Смит писал, что «грабежи и насилие, совершаемое варварами», оставили западную Европу «в состоянии крайней нищеты». Торговля была разлажена, города разорены и разрушены, поля не возделаны. Но несмотря на то, что власть закона и, соответственно, все юридические права были повергнуты в небытие, результат оказался вовсе не таким, как в песне Леннона «Imagine»: «Представь себе, что нет ничьих владений». Смит подчеркивает: «Ничто из того, что имело хоть какую-нибудь ценность в разрушенном Риме, не осталось без хозяина». Вакуум, образующийся после падения власти, не заполняется ни песнями поп-идолов, ни плясками анархистов. Отсутствие власти заполняется еще более сильной и еще более суровой властью. В сравнении с мелкими племенными вождями, разворовавшими западную Европу, Михаил Бакунин выглядит таким же ручным и послушным представителем среднего класса, как члены городского правления.

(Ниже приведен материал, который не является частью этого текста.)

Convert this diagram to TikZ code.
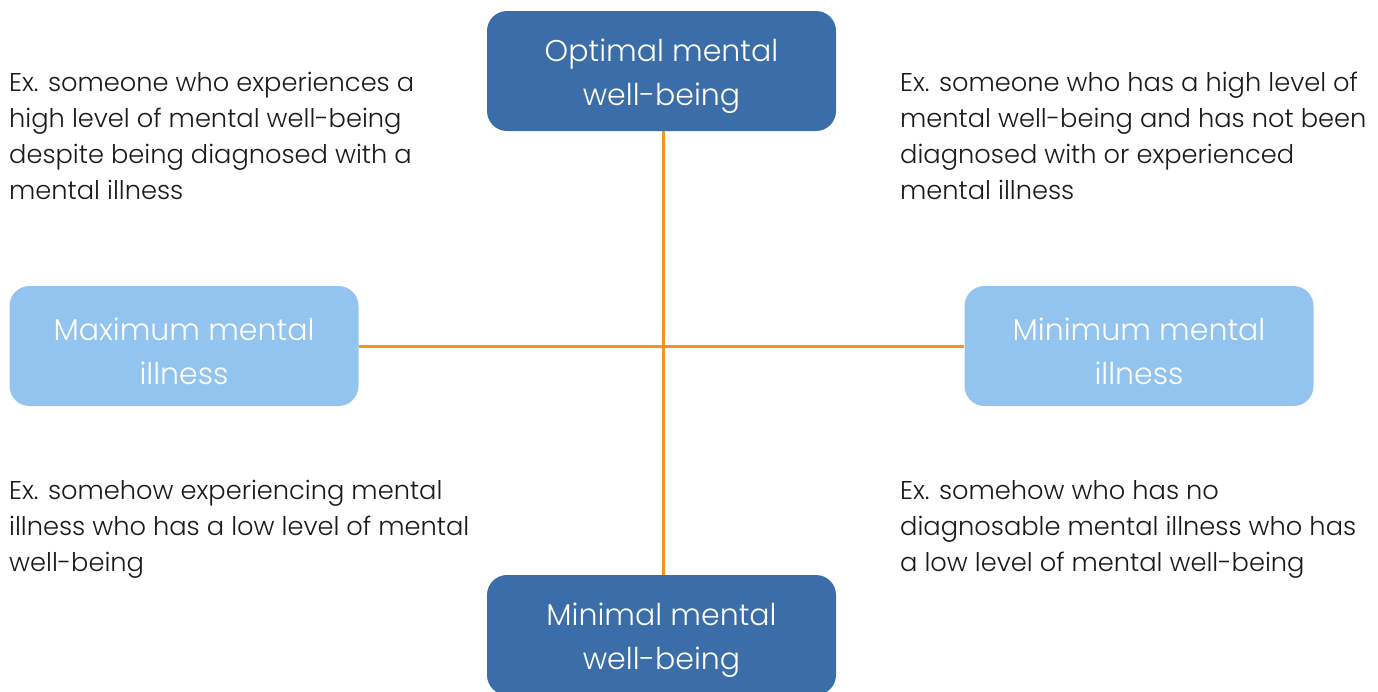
\documentclass[tikz,border=0pt]{standalone}
\usepackage{fontspec}
\setmainfont{Poppins}
\newfontfamily\lightfont{Poppins Light}
\definecolor{darkbox}{HTML}{3B6EA8}
\definecolor{lightbox}{HTML}{93C4EF}
\definecolor{axis}{HTML}{F7941D}
\definecolor{bodytext}{HTML}{1A1A1A}
\newcommand{\boxstrut}{\rule{0pt}{33pt}}
\begin{document}
\begin{tikzpicture}[x=1pt,y=-1pt,
  boxdark/.style={fill=darkbox, rounded corners=20pt, minimum width=349pt, minimum height=120pt, inner sep=0pt, text=white, align=center, font=\lightfont\fontsize{30}{44}\selectfont},
  boxlight/.style={boxdark, fill=lightbox},
  desc/.style={anchor=north west, inner sep=0pt, align=left, text=bodytext, font=\lightfont\fontsize{25.7}{36}\selectfont},
  axisline/.style={draw=axis, line width=3pt}]
\useasboundingbox (0,0) rectangle (1378,691);
\begin{scope}
\clip (0,0) rectangle (1378,691);
\node[boxdark] (top) at (661.5,71) {\boxstrut Optimal mental\\well-being};
\node[boxdark] (bottom) at (661.5,635) {\boxstrut Minimal mental\\well-being};
\node[boxlight] (left) at (184,346) {\boxstrut Maximum mental\\illness};
\node[boxlight] (right) at (1139,346) {\boxstrut Minimum mental\\illness};
\end{scope}
\coordinate (center) at (663,346);
\draw[axisline] (top.south -| center) -- (bottom.north -| center);
\draw[axisline] (left.east) -- (right.west);
\node[desc] (tl) at (9,72) {Ex. someone who experiences a\\high level of mental well-being\\despite being diagnosed with a\\mental illness};
\node[desc] (tr) at (900,72) {Ex. someone who has a high level of\\mental well-being and has not been\\diagnosed with or experienced\\mental illness};
\node[desc] (bl) at (9,480) {Ex. somehow experiencing mental\\illness who has a low level of mental\\well-being};
\node[desc] (br) at (900,480) {Ex. somehow who has no\\diagnosable mental illness who has\\a low level of mental well-being};
\end{tikzpicture}
\end{document}
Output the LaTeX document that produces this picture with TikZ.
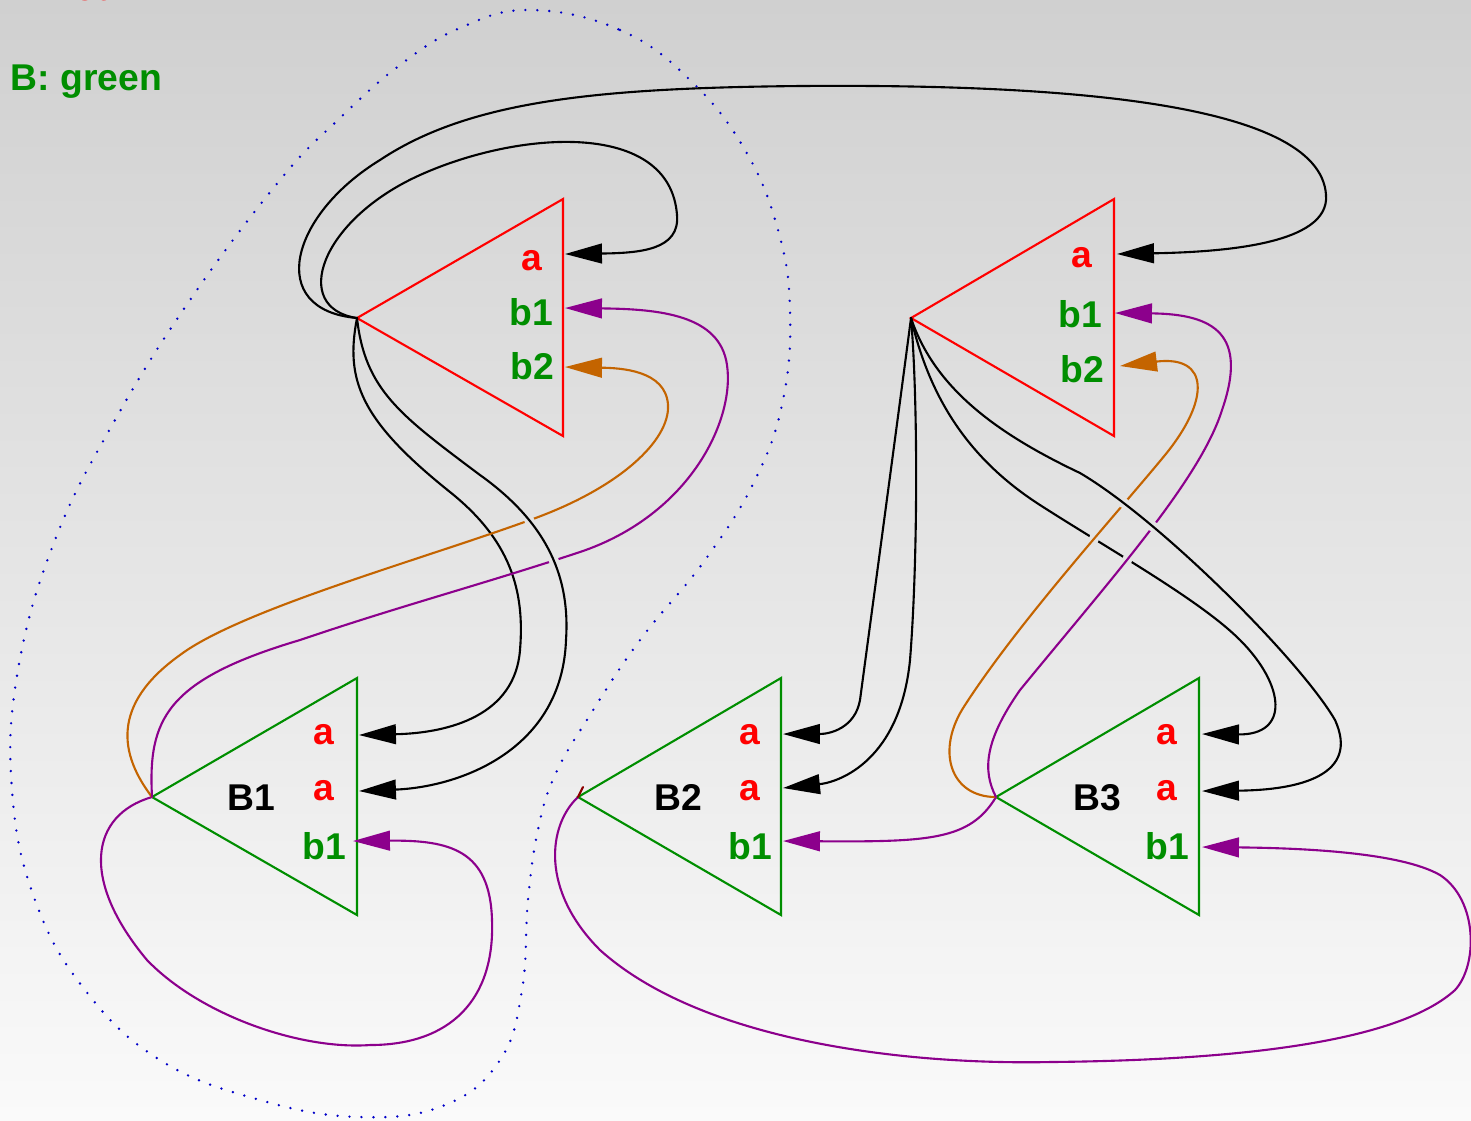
\documentclass[tikz,border=0pt]{standalone}
\usepackage{fontspec}
\setmainfont{Liberation Sans}
\usepackage{xcolor}
\usetikzlibrary{arrows.meta,intersections}

% connectors that pass under / over others
\newcommand\outerSwire{(A1) .. controls (365,390) and (400,415) .. (480,475)
  .. controls (550,525) and (570,580) .. (566,640)
  .. controls (562,750) and (460,787) .. (B1-a2)}
\newcommand\orangeLwire{(B1) .. controls (120,755) and (110,705) .. (180,655)
  .. controls (240,610) and (420,560) .. (530,520)
  .. controls (620,488) and (670,440) .. (668,405)
  .. controls (666,370) and (620,368) .. (A1-b2)}
\newcommand\purpleLwire{(B1) .. controls (148,720) and (165,680) .. (300,640)
  .. controls (400,606) and (480,585) .. (580,552)
  .. controls (690,515) and (735,420) .. (727,365)
  .. controls (720,315) and (660,309) .. (A1-b1)}
\newcommand\blackThreewire{(A2) .. controls (930,400) and (970,460) .. (1040,505)
  .. controls (1110,550) and (1200,600) .. (1240,640)
  .. controls (1285,685) and (1290,735) .. (B3-a1)}
\newcommand\blackFourwire{(A2) .. controls (935,390) and (1000,435) .. (1080,473)
  .. controls (1160,520) and (1300,660) .. (1335,720)
  .. controls (1360,775) and (1300,790) .. (B3-a2)}
\newcommand\orangeRwire{(B3) .. controls (950,797) and (935,750) .. (965,705)
  .. controls (1020,620) and (1120,510) .. (1165,455)
  .. controls (1210,400) and (1210,355) .. (A2-b2)}
\newcommand\purpleRwire{(B3) .. controls (982,770) and (985,740) .. (1020,690)
  .. controls (1110,580) and (1200,480) .. (1222,410)
  .. controls (1248,335) and (1215,314) .. (A2-b1)}

\begin{document}
\begin{tikzpicture}[
    x=0.01cm, y=-0.01cm,
    line cap=round,
    %styles
    wire/.style={line width=0.6pt,-{Triangle[length=10.5pt,width=5.6pt]}},
    block/.style={line width=0.6pt,line join=miter},
    txt/.style={inner sep=0pt,anchor=base,font=\fontsize{10.6}{13}\selectfont\bfseries},
    legend/.style={txt,anchor=base west},
    gap/.style={fill=gapgray},
  ]
  %colors
  \definecolor{topgray}{RGB}{208,208,208}
  \definecolor{botgray}{RGB}{250,250,250}
  \definecolor{gapgray}{RGB}{228,228,228}
  \definecolor{bgreen}{RGB}{0,142,0}
  \definecolor{wpurple}{RGB}{140,0,140}
  \definecolor{worange}{RGB}{196,100,0}
  \definecolor{dotblue}{RGB}{0,0,200}
  \definecolor{tickred}{RGB}{140,0,0}

  \useasboundingbox (0,0) rectangle (1471,1120);
  \shade[top color=topgray,bottom color=botgray] (0,0) rectangle (1471,1120);

  % group outline
  \draw[dotblue,line width=0.75pt,dash pattern=on 0pt off 3.4pt]
  plot[smooth cycle,tension=0.7] coordinates {(530,10) (620,30) (690,80) (745,150)
      (778,230) (790,310) (783,400) (755,480) (705,560) (640,640) (590,715) (555,775)
      (538,830) (528,900) (522,990) (500,1060) (445,1105) (360,1117) (260,1100)
      (160,1060) (85,990) (35,900) (12,790) (18,670) (55,540) (115,420) (190,300)
      (280,180) (340,118) (400,65) (460,28)};

  \node[legend,text=red] (legendA) at (10,0.5) {A: red};
  \node[legend,text=bgreen] (legendB) at (10,90) {B: green};

  % blocks
  \foreach \n/\x/\y/\r/\c in {A1/357/318/563/red, A2/911/318/1114/red,
      B1/152/797/357/bgreen, B2/578/797/781/bgreen, B3/996/797/1199/bgreen}
  {
    \coordinate (\n) at (\x,\y);
    \draw[block,\c] (\n) -- (\r,\y-119) -- (\r,\y+118) -- cycle;
  }
  % ports
  \coordinate (A1-a) at (565,254); \coordinate (A1-b1) at (565,308); \coordinate (A1-b2) at (565,367);
  \coordinate (A2-a) at (1117,254); \coordinate (A2-b1) at (1115,313); \coordinate (A2-b2) at (1120,366);
  \coordinate (B1-a1) at (359,735); \coordinate (B1-a2) at (359,791); \coordinate (B1-b1) at (353,841);
  \coordinate (B2-a1) at (783,734); \coordinate (B2-a2) at (783,788); \coordinate (B2-b1) at (783,841);
  \coordinate (B3-a1) at (1202,734); \coordinate (B3-a2) at (1202,791); \coordinate (B3-b1) at (1202,847);

  % labels
  \node[txt,red] (A1-a-lbl) at (532,270) {a};
  \node[txt,bgreen] (A1-b1-lbl) at (531,325) {b1};
  \node[txt,bgreen] (A1-b2-lbl) at (532,379) {b2};
  \node[txt,red] (A2-a-lbl) at (1082,267) {a};
  \node[txt,bgreen] (A2-b1-lbl) at (1080,327) {b1};
  \node[txt,bgreen] (A2-b2-lbl) at (1082,382) {b2};
  \foreach \n/\x/\nx in {B1/324/251, B2/750/678, B3/1167/1097}
  {
    \node[txt] (\n-lbl) at (\nx,810) {\n};
    \node[txt,red] (\n-a1-lbl) at (\x,744) {a};
    \node[txt,red] (\n-a2-lbl) at (\x,800) {a};
    \node[txt,bgreen] (\n-b1-lbl) at (\x,859) {b1};
  }

  % a wires
  \draw[wire] (A1) .. controls (290,308) and (320,220) .. (420,175)
  .. controls (520,130) and (670,120) .. (677,215)
  .. controls (680,250) and (640,253) .. (A1-a);
  \draw[wire] (A1) .. controls (265,310) and (290,215) .. (380,160)
  .. controls (470,100) and (600,88) .. (800,86)
  .. controls (1050,84) and (1320,100) .. (1326,195)
  .. controls (1330,245) and (1220,252) .. (A2-a);
  \draw[wire] (A1) .. controls (345,380) and (360,420) .. (450,492)
  .. controls (510,540) and (525,590) .. (520,650)
  .. controls (515,715) and (450,733) .. (B1-a1);
  \draw[wire] (A2) .. controls (895,440) and (868,640) .. (860,700)
  .. controls (855,728) and (830,734) .. (B2-a1);
  \draw[wire] (A2) .. controls (918,400) and (918,560) .. (910,660)
  .. controls (900,760) and (840,782) .. (B2-a2);

  % b1 wires without crossings
  \draw[wire,wpurple] (B1) .. controls (90,815) and (80,880) .. (147,960)
  .. controls (200,1015) and (300,1050) .. (370,1045)
  .. controls (450,1045) and (495,1000) .. (492,920)
  .. controls (490,850) and (450,840) .. (B1-b1);
  \draw[wire,wpurple] (B3) .. controls (970,840) and (930,842) .. (B2-b1);
  \draw[wire,wpurple] (B2) .. controls (548,825) and (540,890) .. (600,950)
  .. controls (700,1040) and (900,1065) .. (1050,1062)
  .. controls (1250,1060) and (1400,1040) .. (1455,990)
  .. controls (1478,965) and (1478,900) .. (1440,875)
  .. controls (1400,852) and (1300,848) .. (B3-b1);
  \draw[tickred,line width=0.6pt] (B2) -- ++(5,-10);

  % left group: S wire over orange and purple
  \path[name path=outerS] \outerSwire;
  \path[name path=orangeL] \orangeLwire;
  \path[name path=purpleL] \purpleLwire;
  \draw[wire,worange] \orangeLwire;
  \draw[wire,wpurple] \purpleLwire;
  \fill[gap,name intersections={of=outerS and orangeL}] (intersection-1) circle[radius=1.5pt];
  \fill[gap,name intersections={of=outerS and purpleL}] (intersection-1) circle[radius=1.5pt];
  \draw[wire] \outerSwire;

  % right group: orange and purple between the two a wires
  \path[name path=blackThree] \blackThreewire;
  \path[name path=blackFour] \blackFourwire;
  \path[name path=orangeR] \orangeRwire;
  \path[name path=purpleR] \purpleRwire;
  \draw[wire] \blackThreewire;
  \fill[gap,name intersections={of=blackThree and orangeR}] (intersection-1) circle[radius=1.5pt];
  \fill[gap,name intersections={of=blackThree and purpleR}] (intersection-1) circle[radius=1.5pt];
  \draw[wire,worange] \orangeRwire;
  \draw[wire,wpurple] \purpleRwire;
  \fill[gap,name intersections={of=blackFour and orangeR}] (intersection-1) circle[radius=1.5pt];
  \fill[gap,name intersections={of=blackFour and purpleR}] (intersection-1) circle[radius=1.5pt];
  \draw[wire] \blackFourwire;
\end{tikzpicture}
\end{document}
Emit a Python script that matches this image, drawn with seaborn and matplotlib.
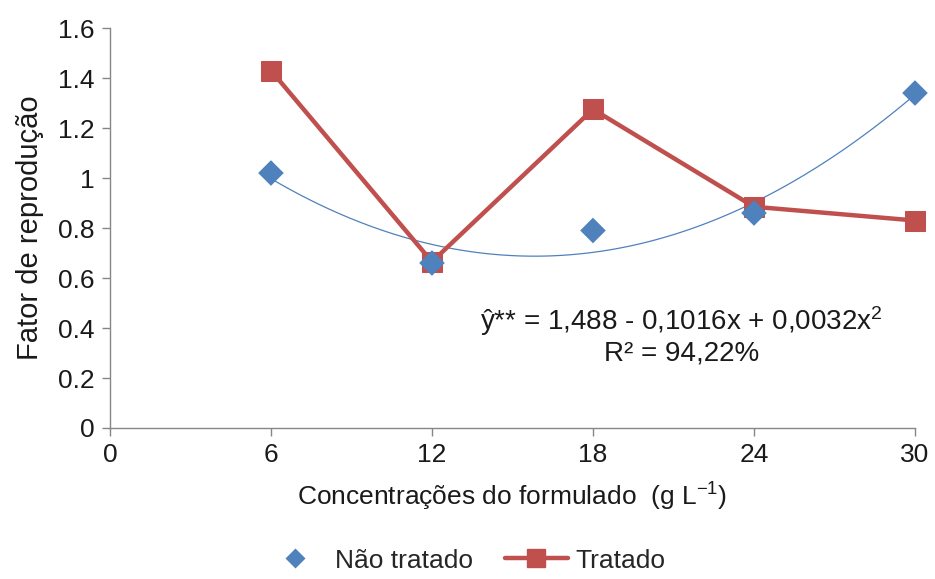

Варварские вожди не грабили земли, чтобы стать богатыми. Они и так были богатыми. Шопинг очень легок и удобен, если компанию тебе составляет банда вооруженных до зубов головорезов. Хотя в темные века покупки и не были очень уж престижным развлечением. Что же тогда варварские лорды делали с продуктами своих земель? А ничего. Они их просто раздавали.
Но они делали это не потому, что были очень щедрыми. Они делали это потому, что жаждали еще большей власти. «Крупный землевладелец, — писал Смит, — не имея ничего, на что он мог бы обменять большую часть продуктов своих земель… пользовался всем у себя дома и при этом не отказывал в гостеприимстве». Это не значило, что хозяин просто пировал в окружении многочисленных гостей и шутов, устраивал рыцарские поединки, и все они беззаботно и беспечно забрасывали полы средневековых сетевых ресторанов куриными костями. Пировать — значило кормить бандитов. Чем больше головорезов мог кормить вождь, тем больше у него было власти. Смит отмечал, что во время Вильгельма Руфуса, сына Вильгельма Завоевателя, Вестминстерский холл был не местом чинного заседания парламента — это была столовая. «Земля считалась не только источником средств к существованию, — писал Смит, — но и средством достижения власти и обеспечения защиты. Авторитет… соответствовал размерам и роскошности владений».
Собственность равняется власти — это формула, за которую быстро ухватились левые. Но капитализм расширил определение собственности и ослабил знак равенства. Прежде власть проистекала из субстанции конечной: было ограниченное количество власти, потому что было ограниченное количество земли. Было так: любая власть, полученная мной — это власть, которую я отбираю у тебя, когда забираю себе твой задний двор. Переместив источник власти из недвижимости в деньги, капитализм сделал власть бесконечной. И тогда начался процесс отделения экономической власти от власти над судьбами народов: «Тот, кому удается стяжать большое состояние, не обязательно получает какую-либо политическую власть». Так что новыми феодальными высочествами, заседающими в крепости под защитой бандитов, были социалисты. Они возвратили источник власти конечному предмету — политике. Это когда любая власть, полученная мной — это власть, которую я ворую у тебя на выборах.